Now we’re edging into the awkward middle phase: between bold PowerPoint visions and an actual supply chain in orbit. Engineers quietly ask unglamorous questions—how do you anchor to a spinning rubble pile that’s barely holding itself together? What happens when you blast it with thrusters or drills; does it crumble like dry snow or clump like wet clay? Lawyers, meanwhile, are probing gaps in century‑old space treaties, testing where salvage rights end and sovereign claims begin. And financiers are running spreadsheets, wondering who pays if the first “ore body” turns out to be a cosmic dud.
Even with promising survey data, the first big question isn’t “where’s the gold?” but “where’s the water?” The most valuable cargo, at least early on, is likely to be ice and hydrated minerals in carbon‑rich C‑type asteroids. Melted, filtered, and split by electricity, that water becomes oxygen and hydrogen—air to breathe, radiation shielding, and high‑performance rocket propellant. The same tanker that tops up a satellite in geostationary orbit could later refill a ship heading for Mars.
Not every rock is worth the trip. Mission planners obsess over delta‑V budgets and light‑time delays, sorting targets into a bizarre kind of real‑estate listing: composition, spin rate, orbit, thermal environment, and how hard it is to get there and back from low Earth orbit. An asteroid that’s metal‑rich but energetically expensive to reach may be less attractive than a “modest” water source in an easy orbit that passes near Earth every few years.
Then there’s the extraction itself. Unlike mines on Earth, you don’t get gravity for free. Regolith floats, dust sticks electrostatically to everything, and any force you apply can send tools skittering away. Concepts range from giant bags that envelop a small asteroid, to slow “percolator” drills that heat rock and capture the vapor, to microwave ovens that bake boulders from the inside. In situ processing plants would likely start tiny—kilowatt‑scale, refrigerator‑sized chemistry labs—turning grams into proof‑of‑concept kilograms before anyone dares scale up.
Legally, we’re in early “homestead” territory.
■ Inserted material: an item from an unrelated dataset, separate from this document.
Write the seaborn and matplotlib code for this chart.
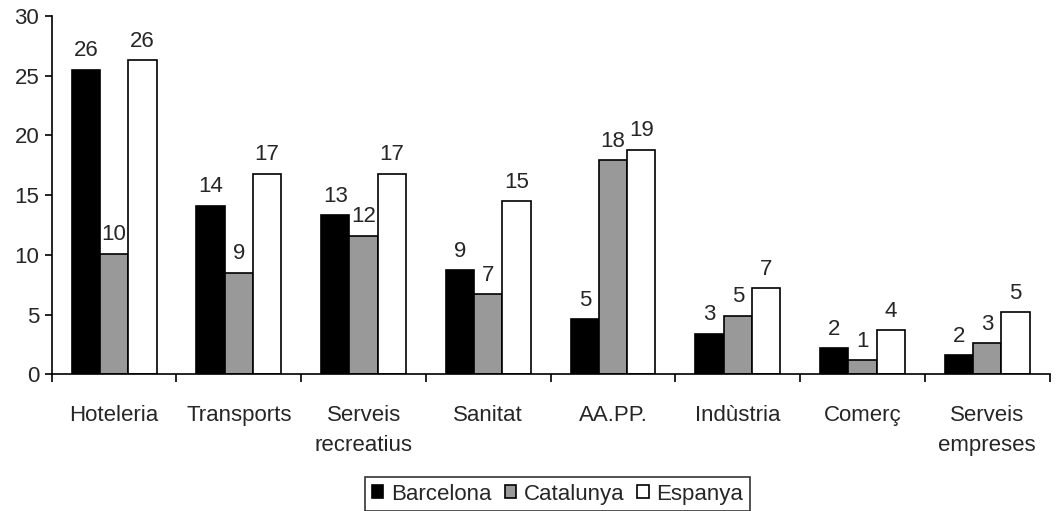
import numpy as np
import pandas as pd
import matplotlib
matplotlib.use("Agg")
import matplotlib.pyplot as plt
import seaborn as sns
from matplotlib.ticker import FixedLocator

sectors = ["Hoteleria", "Transports", "Serveis\nrecreatius", "Sanitat",
           "AA.PP.", "Indùstria", "Comerç", "Serveis\nempreses"]
regions = ["Barcelona", "Catalunya", "Espanya"]
barcelona = [25.5, 14.1, 13.3, 8.7, 4.6, 3.4, 2.2, 1.6]
catalunya = [10.1, 8.5, 11.6, 6.7, 17.9, 4.9, 1.2, 2.6]
espanya = [26.3, 16.8, 16.8, 14.5, 18.8, 7.2, 3.7, 5.2]
colors = ["#000000", "#999999", "#ffffff"]

df = pd.DataFrame({
    "sector": sectors * 3,
    "region": [r for r in regions for _ in sectors],
    "value": barcelona + catalunya + espanya,
})

sns.set_style("ticks")
plt.rcParams["font.family"] = ["Liberation Sans", "DejaVu Sans"]
FS = 16

fig = plt.figure(figsize=(10.56, 5.11), dpi=100)
ax = fig.add_axes([0.049, 0.2675, 0.945, 0.7015])

sns.barplot(data=df, x="sector", y="value", hue="region", palette=colors,
            saturation=1, edgecolor="black", linewidth=1.2, width=0.68,
            ax=ax, legend=True)

# etiquetes de valor arrodonides
for cont in ax.containers:
    vals = [b.get_height() for b in cont]
    ax.bar_label(cont, labels=[f"{int(np.floor(v + 0.51))}" for v in vals],
                 padding=6, fontsize=FS)

ax.set_ylim(0, 30)
ax.set_xlim(-0.5, len(sectors) - 0.5)
ax.set_yticks(range(0, 31, 5))
ax.set_xlabel("")
ax.set_ylabel("")
for s in ["top", "right"]:
    ax.spines[s].set_visible(False)
for s in ["left", "bottom"]:
    ax.spines[s].set_color("black")
    ax.spines[s].set_linewidth(1.2)

ax.tick_params(axis="y", labelsize=FS, length=5, width=1.2, color="black", pad=4)
ax.tick_params(axis="x", which="major", labelsize=FS, length=0, pad=22)
for t in ax.get_xticklabels():
    t.set_linespacing(1.55)
ax.xaxis.set_minor_locator(FixedLocator(np.arange(-0.5, len(sectors), 1.0)))
ax.tick_params(axis="x", which="minor", length=6, width=1.2, color="black")

handles, labels = ax.get_legend_handles_labels()
ax.get_legend().remove()
leg = fig.legend(handles, labels, loc="upper center",
                 bbox_to_anchor=(557.5 / 1056, 1 - 477 / 511), ncol=3, fontsize=FS,
                 frameon=True, fancybox=False, edgecolor="black",
                 handlelength=0.5, handleheight=0.5, handletextpad=0.35,
                 columnspacing=0.6, borderpad=0.3, borderaxespad=0)
leg.get_frame().set_linewidth(1.2)

fig.savefig("out.png", dpi=100)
The Outer Space Treaty bans sovereign ownership of celestial bodies, but recent national laws in places like the United States and Luxembourg assert that companies may own what they extract. That tension hasn’t been tested in court—or in orbit. If two actors show up at the same promising Near‑Earth object, who gets priority? Space agencies talk about “safety zones” and coordination, but there’s no universally accepted rulebook yet.
Financially, the near term looks less like a gold rush and more like a series of slow, expensive prototypes. Early customers probably won’t be jewelry markets on Earth, but space agencies and satellite operators buying propellant, water, and construction feedstock off‑planet. Only once those in‑space markets mature will bulk metals for terrestrial use even start to be plausible.
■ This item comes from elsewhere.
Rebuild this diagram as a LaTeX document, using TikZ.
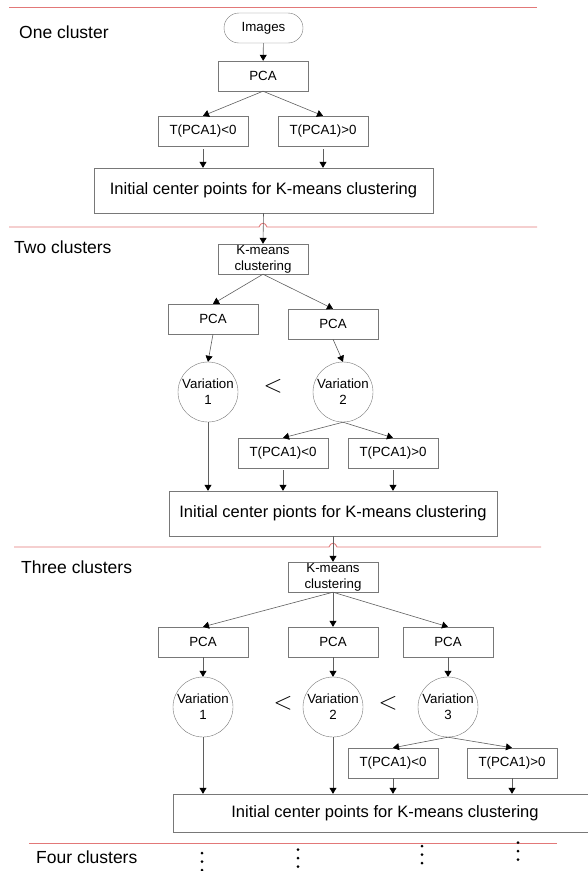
\documentclass[tikz,border=0pt]{standalone}
\usepackage{fontspec}
\setmainfont{Liberation Sans}
\usetikzlibrary{arrows.meta}

\definecolor{sepred}{RGB}{226,120,120}
\definecolor{boxgray}{RGB}{120,120,120}
\definecolor{linegray}{RGB}{95,95,95}

\tikzset{
  box/.style={draw=boxgray, minimum width=90pt, minimum height=30pt, inner sep=1pt,
    align=center, font=\fontsize{13.3}{16}\selectfont},
  pill/.style={box, minimum width=79pt, rounded corners=15pt},
  var/.style={circle, draw=boxgray, minimum size=60pt, inner sep=0pt, align=center,
    font=\fontsize{13.3}{16}\selectfont},
  bigbox/.style={draw=boxgray, minimum height=45pt, inner sep=1pt, font=\fontsize{16.5}{20}\selectfont},
  less/.style={inner sep=0pt, font=\fontsize{24}{28}\selectfont},
  lbl/.style={anchor=west, inner sep=0pt, font=\fontsize{17.5}{21}\selectfont},
  flow/.style={draw=linegray, line width=0.6pt, -{Triangle[length=6pt,width=7pt,color=black]}},
  sep/.style={draw=sepred, line width=0.9pt},
}

\begin{document}
\begin{tikzpicture}[x=1pt, y=-1pt]
  \useasboundingbox (0,0) rectangle (587,871);

  %% Section separators (with hops over the connectors)
  \draw[sep] (9,7.5) -- (537,7.5);
  \draw[sep] (9,227) -- (259,227) .. controls (260.5,222) and (265.5,222) .. (267,227) -- (537,227);
  \draw[sep] (14,547) -- (329,547) .. controls (330.5,542) and (335.5,542) .. (337,547) -- (541,547);
  \draw[sep] (29,843) -- (557,843);

  %% One cluster
  \node[lbl] (lblA) at (19,32) {One cluster};
  \node[pill] (img) at (263.5,28) {Images};
  \node[box] (pcaA) at (263,76) {PCA};
  \node[box] (tnA) at (203,131) {T(PCA1)<0};
  \node[box] (tpA) at (323,131) {T(PCA1)>0};
  \node[bigbox, minimum width=339pt] (initA) at (263.5,190.5) {Initial center points for K-means clustering};

  \draw[flow] (img) -- (pcaA);
  \draw[flow] (pcaA.south) -- (tnA.north);
  \draw[flow] (pcaA.south) -- (tpA.north);
  \draw[flow] ([yshift=-3pt]tnA.south) -- (tnA.south |- initA.north);
  \draw[flow] ([yshift=-3pt]tpA.south) -- (tpA.south |- initA.north);

  %% Two clusters
  \node[lbl] (lblB) at (14,247) {Two clusters};
  \node[box] (kmB) at (263,259) {K-means\\clustering};
  \node[box] (pcaB1) at (213,319) {PCA};
  \node[box] (pcaB2) at (333,324) {PCA};
  \node[var] (varB1) at (208,392) {Variation\\1};
  \node[less] (ltB) at (273,386) {$<$};
  \node[var] (varB2) at (343,392) {Variation\\2};
  \node[box] (tnB) at (283,453) {T(PCA1)<0};
  \node[box] (tpB) at (393,453) {T(PCA1)>0};
  \node[bigbox, minimum width=328pt] (initB) at (333,513.5) {Initial center pionts for K-means clustering};

  \draw[flow] (initA.south) -- (kmB.north);
  \draw[flow] (kmB.south) -- (pcaB1.north);
  \draw[flow] (kmB.south) -- (pcaB2.north);
  \draw[flow] (pcaB1.south) -- (varB1.north);
  \draw[flow] (pcaB2.south) -- (varB2.north);
  \draw[flow] (varB1.south) -- (varB1.south |- initB.north);
  \draw[flow] (varB2.south) -- (tnB.north);
  \draw[flow] (varB2.south) -- (tpB.north);
  \draw[flow] ([yshift=-2pt]tnB.south) -- (tnB.south |- initB.north);
  \draw[flow] ([yshift=-2pt]tpB.south) -- (tpB.south |- initB.north);

  %% Three clusters
  \node[lbl] (lblC) at (21,567) {Three clusters};
  \node[box] (kmC) at (333,577) {K-means\\clustering};
  \node[box] (pcaC1) at (203,642) {PCA};
  \node[box] (pcaC2) at (333,642) {PCA};
  \node[box] (pcaC3) at (448,642) {PCA};
  \node[var] (varC1) at (203,707) {Variation\\1};
  \node[less] (ltC1) at (283,703) {$<$};
  \node[var] (varC2) at (333,707) {Variation\\2};
  \node[less] (ltC2) at (388,703) {$<$};
  \node[var] (varC3) at (448,707) {Variation\\3};
  \node[box] (tnC) at (393,763) {T(PCA1)<0};
  \node[box] (tpC) at (512,763) {T(PCA1)>0};
  \node[bigbox, minimum width=424pt, minimum height=38pt] (initC) at (385,813) {Initial center points for K-means clustering};

  \draw[flow] (initB.south) -- (kmC.north);
  \foreach \i in {1,2,3}
    \draw[flow] (kmC.south) -- (pcaC\i.north);
  \foreach \i in {1,2,3}
    \draw[flow] (pcaC\i.south) -- (varC\i.north);
  \draw[flow] (varC1.south) -- (varC1.south |- initC.north);
  \draw[flow] (varC2.south) -- (varC2.south |- initC.north);
  \draw[flow] (varC3.south) -- (tnC.north);
  \draw[flow] (varC3.south) -- (tpC.north);
  \draw[flow] (tnC.south) -- (tnC.south |- initC.north);
  \draw[flow] (tpC.south) -- (tpC.south |- initC.north);

  %% Four clusters
  \node[lbl] (lblD) at (36,857) {Four clusters};
  \foreach \x/\y in {202/853, 298/849.7, 422/846, 518/842.7}
    \foreach \k in {0,1,2}
      \fill (\x,\y+8.5*\k) circle[radius=1.5pt];

\end{tikzpicture}
\end{document}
For a hint of how this could play out, look at how offshore drilling and Antarctic research evolved. First came publicly funded expeditions, then specialized ships and rigs, then whole service ecosystems no one initially predicted—divers, surveyors, data firms. In orbit, a similar cast may appear: prospectors mapping Near‑Earth objects for hire, “tow truck” operators nudging small bodies into more convenient orbits, refineries that lease time on their processing lines the way cloud platforms rent server space. Some concepts stay deliberately modest: strip only enough water to fill a depot, then move on, like selective logging rather than clear‑cutting a forest. Others flirt with planetary‑scale engineering, such as redirecting metallic fragments into cislunar space for slow, continuous processing. Between those extremes lies the real frontier: figuring out how much we can take without turning useful resources into hazardous debris fields.
A world with routine asteroid mining might feel oddly familiar: boomtown dynamics without a frontier sheriff. Insurance actuaries could treat failed captures like shipwrecks, pricing in “space storm” risks. Commodity traders might watch ephemeris charts the way farmers track rainfall. Environmentalists, too, would face a twist: arguing not just to protect distant rocks, but to prefer off‑world metals over new open‑pit scars at home—a debate less about can we mine, and more about where we should.
In the end, unlocking space resources isn’t just a treasure hunt; it’s a rehearsal for how we’ll behave in a larger cosmos. If treaties, tech, and business plans can evolve together, we may swap some earthly mines for silent quarries in orbit. Your challenge this week: sketch a simple “code of conduct” you’d demand from the first real asteroid miner.